A 40-mile ribbon of sand dunes along the central coast has been set aside as Oregon Dunes National Recreation Area. Some of the 32,000 acres of dunes reportedly tower as high as 300 feet, making them among the highest coastal dunes in the world. Entire books have been written by coastal scientists about these magnificent shifting sands and the various dune forms and shapes. About half of the area is open to off-road vehicles. You can bring a dune buggy or arrange a tour from a commercial operator.

The beaches fronting this massive accumulation of sand are fun to walk, but perhaps more interesting is the vast assortment of freshwater lakes and ponds, marshes and estuaries, and lush coastal forests on the landward side of the frontal dunes. Over the millennia, wind-blown sand has blocked the coastal creeks, forming freshwater lakes. The color of the larger, clear ponds reflects the color of the sky. Lake Tenmile, Tahkenenitch, Woahink, and Siltcoos are popular areas for fishing and offer the best swimming on the Northwest coast.

Some of the best amenities in terms of accommodations and restaurants can be found at Newport. Oregon's largest coastal port is known for its seafood, especially crabs, shrimp, and oysters. This seaside resort dates back to 1856, when the hot sea baths enticed victors to nearby Nye Beach. The broad sandy beach which extends for five miles constitutes one of Newport's prime attractions. The northern area is called Agate Beach State Park because of the colorful translucent pebbles that can be found along the beach face. Beverly Beach, just to the north of Newport, is also one of the best state parks along the Oregon coast.

Near Tillamook is Bayocean Spit, a several mile-long finger of sand that projects northward along the bay. A coastal town once stood on this barrier beach, but incessant coastal storms and progressive beach erosion finally took their toll.
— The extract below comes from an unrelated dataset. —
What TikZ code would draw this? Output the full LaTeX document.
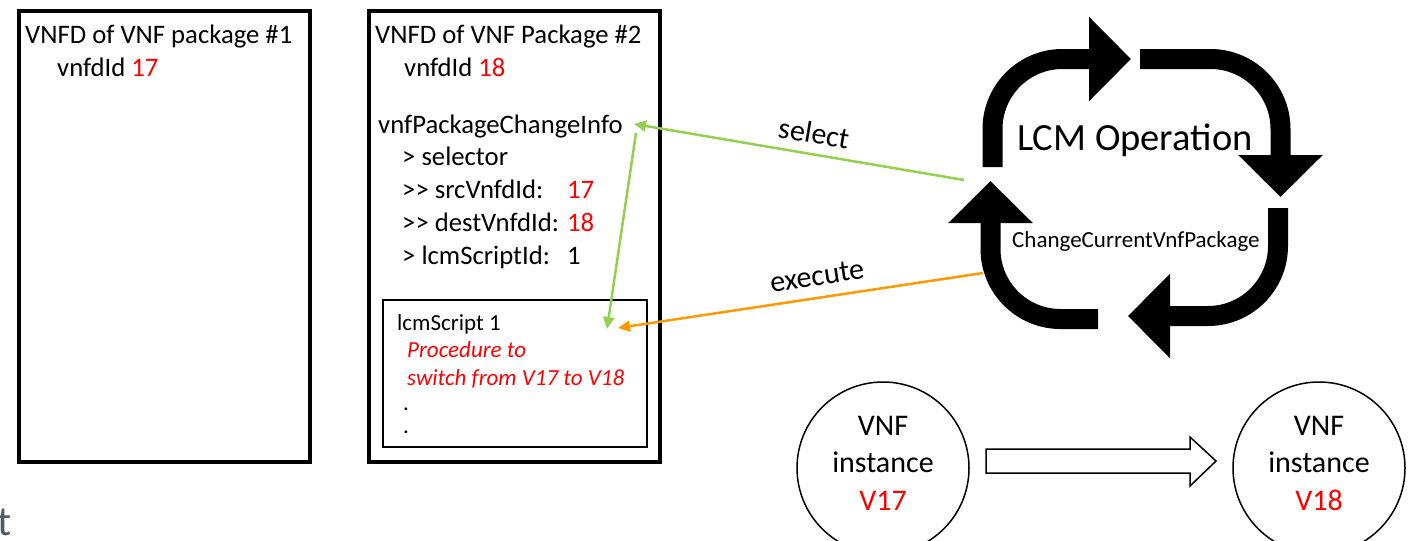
\documentclass[tikz,border=0pt]{standalone}
\usepackage{fontspec}
\setmainfont{Carlito}
\usetikzlibrary{arrows.meta}
\definecolor{vred}{RGB}{255,0,0}
\definecolor{selgreen}{RGB}{146,208,80}
\definecolor{exorange}{RGB}{255,153,0}
\definecolor{strayg}{RGB}{80,90,100}
\newcommand\fmain{\fontsize{26.7}{32}\selectfont}
\newcommand\fsmall{\fontsize{23}{28}\selectfont}
\newcommand\flabel{\fontsize{30}{36}\selectfont}
\newcommand\fbig{\fontsize{38.5}{46}\selectfont}
\begin{document}
\begin{tikzpicture}[x=1pt,y=-1pt,
  pkgbox/.style={draw, line width=3.5pt, minimum width=291pt, minimum height=451pt, inner sep=0pt},
  scriptbox/.style={draw, line width=1.5pt, minimum width=264pt, minimum height=147pt, inner sep=0pt},
  txt/.style={anchor=base west, inner sep=0pt, font=\fmain},
  stxt/.style={anchor=base west, inner sep=0pt, font=\fsmall},
  rtxt/.style={anchor=base west, inner sep=0pt, font=\fsmall\itshape, text=vred},
  ctxt/.style={anchor=base, inner sep=0pt, font=\flabel},
  inst/.style={draw, circle, line width=1.5pt, minimum size=172pt, inner sep=0pt},
  cyc/.style={line width=20pt, rounded corners=70pt, -{Triangle[length=42pt,width=82pt]}},
  selarrow/.style={draw=selgreen, line width=2.5pt, -{Triangle[length=12pt,width=11pt]}},
  exarrow/.style={draw=exorange, line width=2.5pt, -{Triangle[length=12pt,width=11pt]}},
  lbl/.style={inner sep=0pt, font=\flabel}
]
\useasboundingbox (0,0) rectangle (1409,541);

% package boxes
\node[pkgbox] (box1) at (164.5,236.5) {};
\node[pkgbox] (box2) at (514.5,236.5) {};
\node[scriptbox] (script) at (515,373.5) {};

% box 1 text
\node[txt] (t1) at (25,43) {VNFD of VNF package \#1};
\node[txt] (t2) at (57,76) {vnfdId \textcolor{vred}{17}};

% box 2 text
\node[txt] (t3) at (375,43) {VNFD of VNF Package \#2};
\node[txt] (t4) at (404,76) {vnfdId \textcolor{vred}{18}};
\node[txt] (pci) at (378,133) {vnfPackageChangeInfo};
\node[txt] (sel) at (402,165) {> selector};
\node[txt] (src) at (402,198) {>{}> srcVnfdId:};
\node[txt, text=vred] (srcv) at (567,198) {17};
\node[txt] (dst) at (402,231) {>{}> destVnfdId:};
\node[txt, text=vred] (dstv) at (567,231) {18};
\node[txt] (lid) at (402,264) {> lcmScriptId:};
\node[txt] (lidv) at (567,264) {1};

% script box text
\node[stxt] (s1) at (397,330) {lcmScript 1};
\node[rtxt] (s2) at (407,357) {Procedure to};
\node[rtxt] (s3) at (407,385) {switch from V17 to V18};
\node[stxt] (s4) at (403,410) {.};
\node[stxt] (s5) at (403,433) {.};

% LCM cycle
\draw[cyc] (992.5,167) -- (992.5,59) -- (1131,59);
\draw[cyc] (1140,59) -- (1280.5,59) -- (1280.5,197);
\draw[cyc] (1278,208) -- (1278,316) -- (1128,316);
\draw[cyc] (1098,319) -- (990.5,319) -- (990.5,181);
\node[anchor=base west, inner sep=0pt, font=\fbig] (lcm) at (1017,150) {LCM Operation};
\node[anchor=base west, inner sep=0pt, font=\fsmall] (ccvp) at (1012,247) {ChangeCurrentVnfPackage};

% connectors
\coordinate (selS) at (964,180);
\coordinate (selE) at (634,124);
\coordinate (downS) at (636,133);
\coordinate (downE) at (607,329);
\coordinate (exS) at (983,273);
\coordinate (exE) at (618,328);
\draw[selarrow] (selS) -- (selE);
\draw[selarrow] (downS) -- (downE);
\draw[exarrow] (exS) -- (exE);
\node[lbl, rotate=-9.6] (sellbl) at (814,133) {select};
\node[lbl, rotate=8.5] (exlbl) at (817,276) {execute};

% VNF instances
\node[inst] (v17) at (883,468) {};
\node[inst] (v18) at (1319,468) {};
\node[ctxt] (v17a) at (883,435) {VNF};
\node[ctxt] (v17b) at (883,472) {instance};
\node[ctxt, text=vred] (v17c) at (883,510) {V17};
\node[ctxt] (v18a) at (1319,435) {VNF};
\node[ctxt] (v18b) at (1319,472) {instance};
\node[ctxt, text=vred] (v18c) at (1319,510) {V18};

% hollow arrow
\draw[line width=1.5pt, line join=miter] (986,449) -- (1190,449) -- (1190,437) -- (1216,461) -- (1190,486) -- (1190,473) -- (986,473) -- cycle;

% stray glyph at bottom-left
\node[anchor=base west, inner sep=0pt, font=\fontsize{42}{50}\selectfont, text=strayg] (stray) at (-3,535) {t};
\end{tikzpicture}
\end{document}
The development was abandoned during the early 20th century. Today the beach is dominated by driftwood and huge tree trunks. In terms of water safety, logs in the surf are one of the greatest unrecognized dangers for swimmers. People have been injured and even killed when struck by a wave-propelled log. Rip currents and hypothermia are also major concerns for bathers and swimmers along the Northwest coast.

Cannon Beach is a scenic resort community fronting a spectacular white sand beach. Just offshore is 235 feet high Haystack Rock. Cannon is one of the most photographed and popular beaches in Oregon. This seven-mile-long beach was named for a small cannon that washed ashore in 1846 when the Shark shipwrecked off the coast. At low tide you can walk far out on the beach, almost to Haystack. People love to play in and around the water on this wide, gently sloping beach. The fine-grained sand is great for digging, and each spring Cannon Beach hosts an annual sand castle building contest. The town itself is the home of many artists, whose work can be found in the local galleries and shops.

Seaside is Oregon's largest beach resort and offers an abundance of activities and good amenities. History was made here when Lewis and Clark reached the Pacific after a harrowing journey across vast stretches of uncharted territory. A two-mile boardwalk along the wide sandy beach attracts the volleyball crowd. There are amusement rides and arcade games for the kids. At the south end of the beach is The Cove, a popular surfing area. Low tide brings out clam diggers who scour the beach. Drier sports include horseback riding and hiking along this picturesque coast. Other attractions include the Seaside Aquarium and Tillamook Head Lighthouse to the south of town. All in all, quaint Seaside along the northern Oregon coast is well worth the visit.